Like most male children of the ’60s, I had a toy plastic razor that came with cardboard blades, but as for real-world razor training, I had none. When I was fourteen, I decided it was time to clear out a few imaginary whiskers. I had access to shaving cream, but back then, households didn’t have big bags of disposable razors just sitting around for anyone to grab. Typically, a family had just one razor: dad’s metal-jawed monstrosity. So, I decided to borrow his razor handle. I loaded up a clean, fresh blade just like I used to do with my cardboard ones, lathered my face, took a few strokes, and pretty much ripped my cheeks to shreds in a painful and brightly-colored welcome to adulthood.
After I stopped most of the serious bleeding, I asked my dad if it was normal to remove chunks of flesh along with the whiskers. He looked at me and then at his razor. Then he looked at his razor again. He told me that a metal blade — unlike a cardboard one — has to be curved by the razor’s jaws. Had I tightened it properly, I would’ve had a clean, safe shave instead of a dance with Death. Lesson learned. In fact, I learned several other lessons that day. I learned to keep other people’s sharp metal objects away from my body. I learned that dried blood is hard to get off Formica counter tops.

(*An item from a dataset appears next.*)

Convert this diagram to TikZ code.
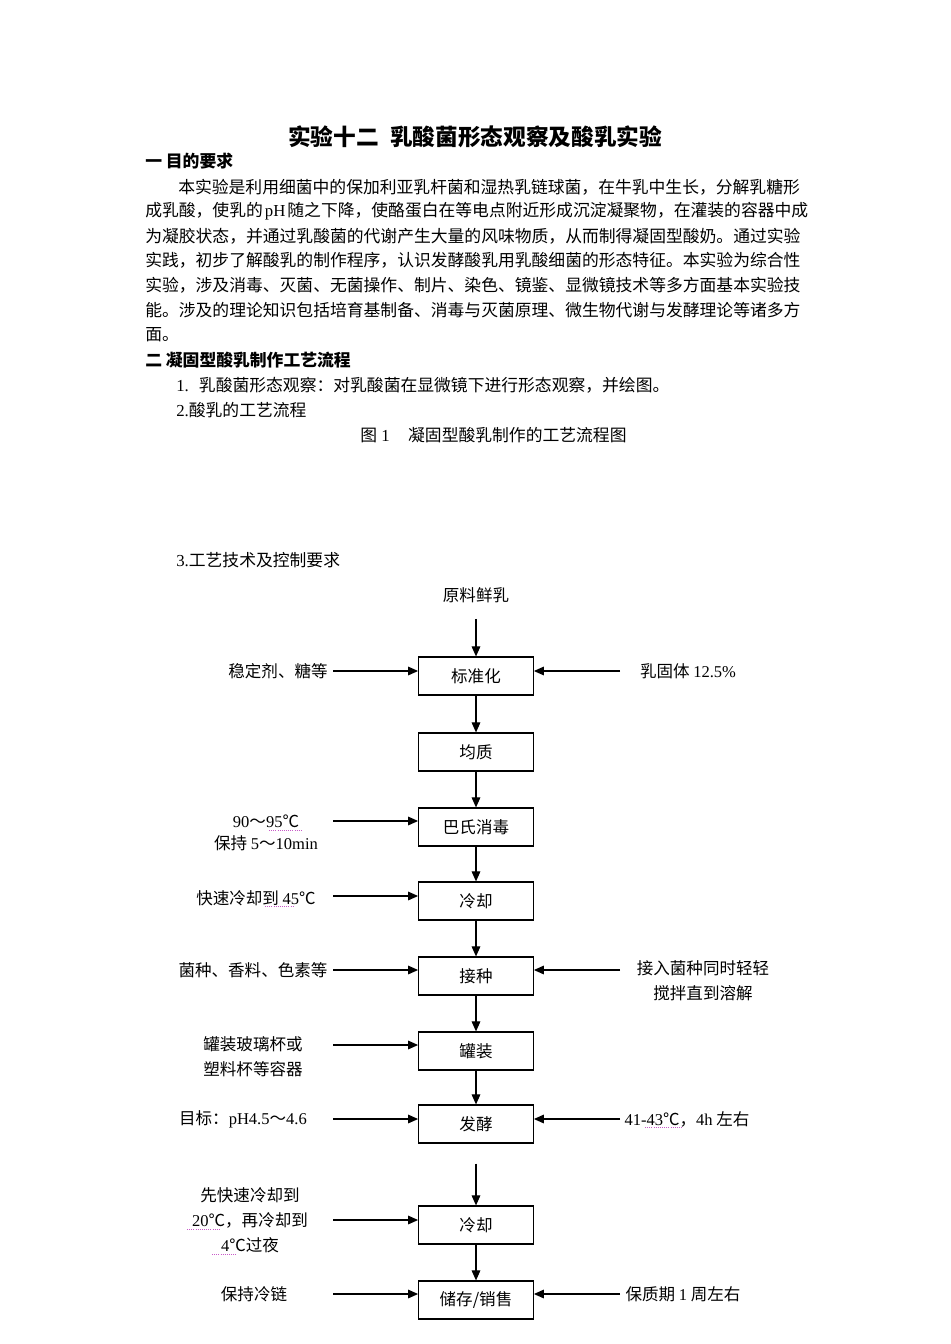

And most importantly, I learned that I hated shaving. I still hate shaving, and every time I slice my ear or lip or eyelid with an errant razor stroke, I remember the pain of that first brutal hatchet job. And when my son is truly ready to shave, I’ll teach him what I know, including a healthy respect for sharp metal blades. It’s good to pass on fatherly advice, especially where blood and Formica are involved.